====== Record list

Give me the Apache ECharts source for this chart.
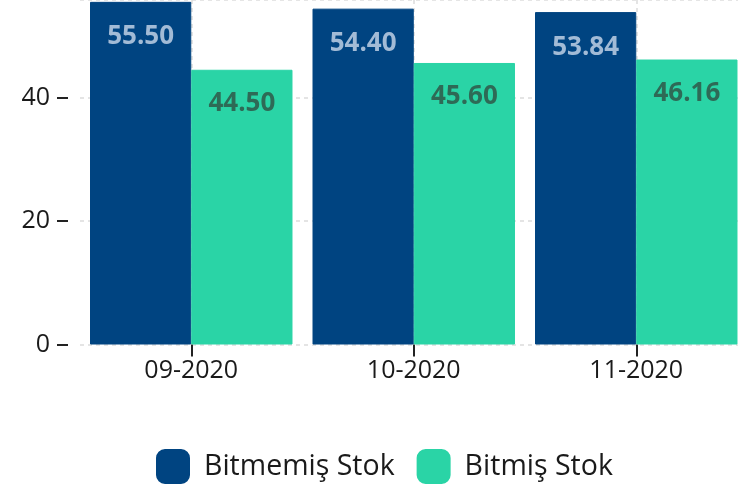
<!DOCTYPE html>
<html><head><meta charset="utf-8">
<script src="https://cdn.jsdelivr.net/npm/echarts@6/dist/echarts.min.js"></script>
<style>html,body{margin:0;padding:0;background:#fff}#c{width:738px;height:494px}</style>
</head><body><div id="c"></div>
<script>
const categories = ['09-2020', '10-2020', '11-2020'];
const bitmemis = [55.50, 54.40, 53.84];
const bitmis = [44.50, 45.60, 46.16];
const seriesNames = ['Bitmemiş Stok', 'Bitmiş Stok'];
const yTicks = [0, 20, 40];

// helper axis points: band edges and centres, used only to draw vertical grid lines at category centres
const halfSteps = [];
for (let i = 0; i <= categories.length * 2; i++) halfSteps.push(String(i));

const chart = echarts.init(document.getElementById('c'));
const font = '"Open Sans", "Noto Sans", sans-serif';
const gridStyle = { type: [4, 4], color: '#dcdcdc', width: 1.5 };
chart.setOption({
  animation: false,
  textStyle: { fontFamily: font },
  grid: { left: 80, width: 667.5, top: 0, bottom: 149.5, outerBoundsMode: 'none', containLabel: false },
  legend: {
    data: seriesNames, left: 156, top: 449, padding: 0,
    icon: 'roundRect', itemWidth: 32, itemHeight: 33, itemGap: 22,
    textStyle: { fontSize: 28.5, color: '#1a1a1a', fontFamily: font, padding: [0, 0, 0, 10] }
  },
  xAxis: [
    {
      type: 'category', data: categories,
      axisLine: { show: false },
      axisTick: { show: true, alignWithLabel: true, length: 12, lineStyle: { color: '#222', width: 2 } },
      axisLabel: { fontSize: 25, color: '#1a1a1a', margin: 14, fontFamily: font },
      splitLine: { show: false }
    },
    {
      type: 'category', data: halfSteps, boundaryGap: false, position: 'bottom',
      axisLine: { show: false }, axisTick: { show: false }, axisLabel: { show: false },
      splitLine: { show: true, interval: (i) => i % 2 === 1, lineStyle: gridStyle }
    }
  ],
  yAxis: {
    type: 'value', min: 0, max: 55.8, interval: 20, offset: 12,
    axisLine: { show: false },
    axisTick: { show: true, length: 11, lineStyle: { color: '#222', width: 2 } },
    axisLabel: { fontSize: 25, color: '#1a1a1a', margin: 18, showMaxLabel: false, fontFamily: font,
      formatter: v => yTicks.includes(v) ? String(v) : '' },
    splitLine: { show: true, lineStyle: gridStyle }
  },
  series: [
    {
      name: seriesNames[0], type: 'bar', data: bitmemis, barGap: '0%', barCategoryGap: '9%',
      itemStyle: { color: '#004481', borderColor: '#004481', borderWidth: 1 },
      label: { show: true, position: 'insideTop', distance: 22, fontSize: 26, fontWeight: 'bold',
        color: '#a2bbd6', fontFamily: font, formatter: p => p.value.toFixed(2) }
    },
    {
      name: seriesNames[1], type: 'bar', data: bitmis,
      itemStyle: { color: '#2ad4a6', borderColor: '#2ad4a6', borderWidth: 1 },
      label: { show: true, position: 'insideTop', distance: 21, fontSize: 26, fontWeight: 'bold',
        color: '#2e6a56', fontFamily: font, formatter: p => p.value.toFixed(2) }
    }
  ]
});
</script></body></html>
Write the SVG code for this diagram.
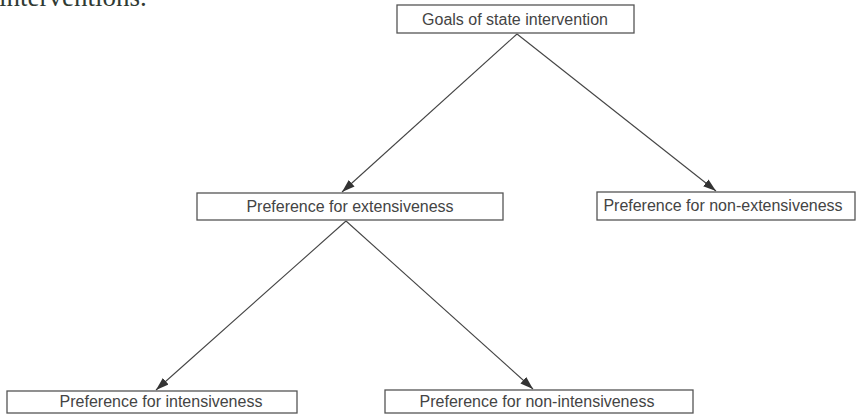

============

Your task:
Repeat exactly the lines from the start of the entries down to the line with "for (let i = 0;", keeping both ends but none of the pictures.

Answer to the problem:
Give me the Apache ECharts source for this chart.
<!DOCTYPE html>
<html><head><meta charset="utf-8">
<script src="https://cdn.jsdelivr.net/npm/echarts@6/dist/echarts.min.js"></script>
<style>html,body{margin:0;padding:0;background:#fff}#c{width:738px;height:494px}</style>
</head><body><div id="c"></div>
<script>
const categories = ['09-2020', '10-2020', '11-2020'];
const bitmemis = [55.50, 54.40, 53.84];
const bitmis = [44.50, 45.60, 46.16];
const seriesNames = ['Bitmemiş Stok', 'Bitmiş Stok'];
const yTicks = [0, 20, 40];

// helper axis points: band edges and centres, used only to draw vertical grid lines at category centres
const halfSteps = [];
for (let i = 0; i <= categories.length * 2; i++) halfSteps.push(String(i));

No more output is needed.